Provided material:
--- --- ---

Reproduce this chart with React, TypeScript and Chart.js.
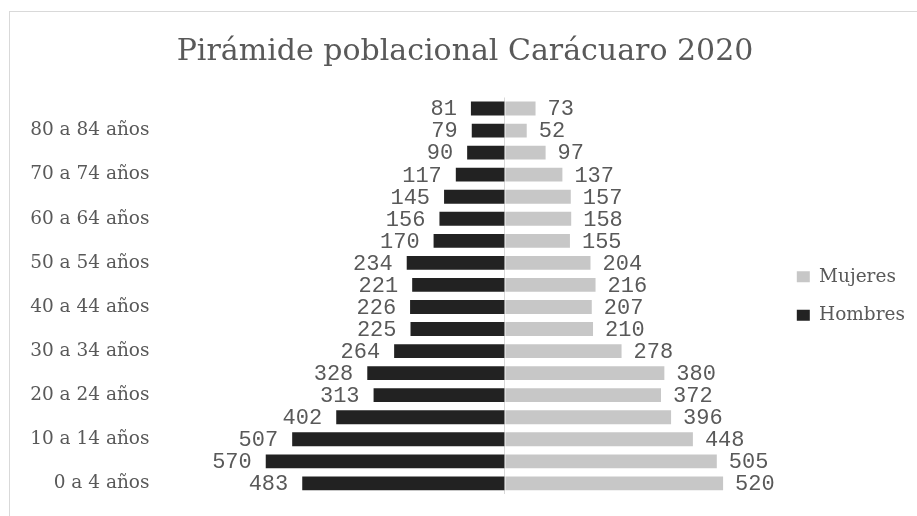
import React, { useEffect, useRef } from "react";
import { Chart, registerables } from "chart.js";

Chart.register(...registerables);

const titleText = "Pirámide poblacional Carácuaro 2020";

const categories = [
  "0 a 4 años",
  "5 a 9 años",
  "10 a 14 años",
  "15 a 19 años",
  "20 a 24 años",
  "25 a 29 años",
  "30 a 34 años",
  "35 a 39 años",
  "40 a 44 años",
  "45 a 49 años",
  "50 a 54 años",
  "55 a 59 años",
  "60 a 64 años",
  "65 a 69 años",
  "70 a 74 años",
  "75 a 79 años",
  "80 a 84 años",
  "85 años y más",
];

const hombres = [483, 570, 507, 402, 313, 328, 264, 225, 226, 221, 234, 170, 156, 145, 117, 90, 79, 81];
const mujeres = [520, 505, 448, 396, 372, 380, 278, 210, 207, 216, 204, 155, 158, 157, 137, 97, 52, 73];

const seriesNames = ["Mujeres", "Hombres"];

const TEXT = "#595959";
const SERIF = '"DejaVu Serif", serif';

const barLabels = {
  id: "barLabels",
  afterDatasetsDraw(chart: any) {
    const ctx = chart.ctx;
    ctx.save();
    ctx.font = '22px "Liberation Mono", monospace';
    ctx.fillStyle = TEXT;
    ctx.textBaseline = "middle";
    chart.data.datasets.forEach((ds: any, i: number) => {
      const meta = chart.getDatasetMeta(i);
      meta.data.forEach((bar: any, j: number) => {
        const v = ds.data[j];
        const neg = v < 0;
        ctx.textAlign = neg ? "right" : "left";
        ctx.fillText(String(Math.abs(v)), bar.x + (neg ? -14 : 12), bar.y + 1);
      });
    });
    ctx.restore();
  },
};

export default function App() {
  const ref = useRef<HTMLCanvasElement | null>(null);

  useEffect(() => {
    if (!ref.current) return;
    const chart = new Chart(ref.current, {
      type: "bar",
      data: {
        labels: categories,
        datasets: [
          {
            label: seriesNames[0],
            data: mujeres,
            backgroundColor: "#c7c7c7",
            borderWidth: 0,
            barPercentage: 0.63,
            categoryPercentage: 1,
          },
          {
            label: seriesNames[1],
            data: hombres.map((v) => -v),
            backgroundColor: "#222222",
            borderWidth: 0,
            barPercentage: 0.63,
            categoryPercentage: 1,
          },
        ],
      },
      options: {
        indexAxis: "y",
        responsive: false,
        animation: false,
        layout: { padding: { left: 15, right: 2, top: 0, bottom: 21 } },
        scales: {
          x: {
            stacked: true,
            min: -822,
            max: 648,
            border: { display: false },
            grid: {
              drawTicks: false,
              color: (c: any) => (c.tick && c.tick.value === 0 ? "#d9d9d9" : "rgba(0,0,0,0)"),
              lineWidth: 1,
            },
            ticks: { display: false },
            afterBuildTicks: (scale: any) => {
              scale.ticks = [{ value: 0 }];
            },
          },
          y: {
            stacked: true,
            reverse: true,
            border: { display: false },
            grid: { display: false, drawTicks: false },
            ticks: {
              autoSkip: false,
              padding: 10.5,
              color: TEXT,
              font: { family: SERIF, size: 18.5 },
              callback: (_v: any, i: number) => (i % 2 === 0 ? categories[i] : ""),
            },
            afterFit: (scale: any) => {
              scale.width = 145;
            },
          },
        },
        plugins: {
          title: {
            display: true,
            text: titleText,
            color: TEXT,
            font: { family: SERIF, size: 30, weight: "normal" },
            padding: { top: 34, bottom: 27.5 },
          },
          legend: {
            position: "right",
            fullSize: false,
            labels: {
              boxWidth: 13,
              boxHeight: 11,
              padding: 20,
              color: TEXT,
              font: { family: SERIF, size: 18.5 },
            },
          },
          tooltip: { enabled: false },
        },
      },
      plugins: [barLabels],
    });
    return () => chart.destroy();
  }, []);

  return (
    <div style={{ position: "fixed", left: 0, top: 0, width: 917, height: 516, background: "#fff" }}>
      <div
        style={{
          position: "absolute",
          left: 9,
          top: 11,
          width: 930,
          height: 520,
          borderLeft: "1px solid #d9d9d9",
          borderTop: "1px solid #d9d9d9",
        }}
      />
      <canvas ref={ref} width={917} height={516} style={{ position: "absolute", left: 0, top: 0 }} />
    </div>
  );
}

--- --- ---

Using the listing above, locate the lines that hold "React" and copy each one.

Reproduce this chart with React, TypeScript and Chart.js.
import React, { useEffect, useRef } from "react";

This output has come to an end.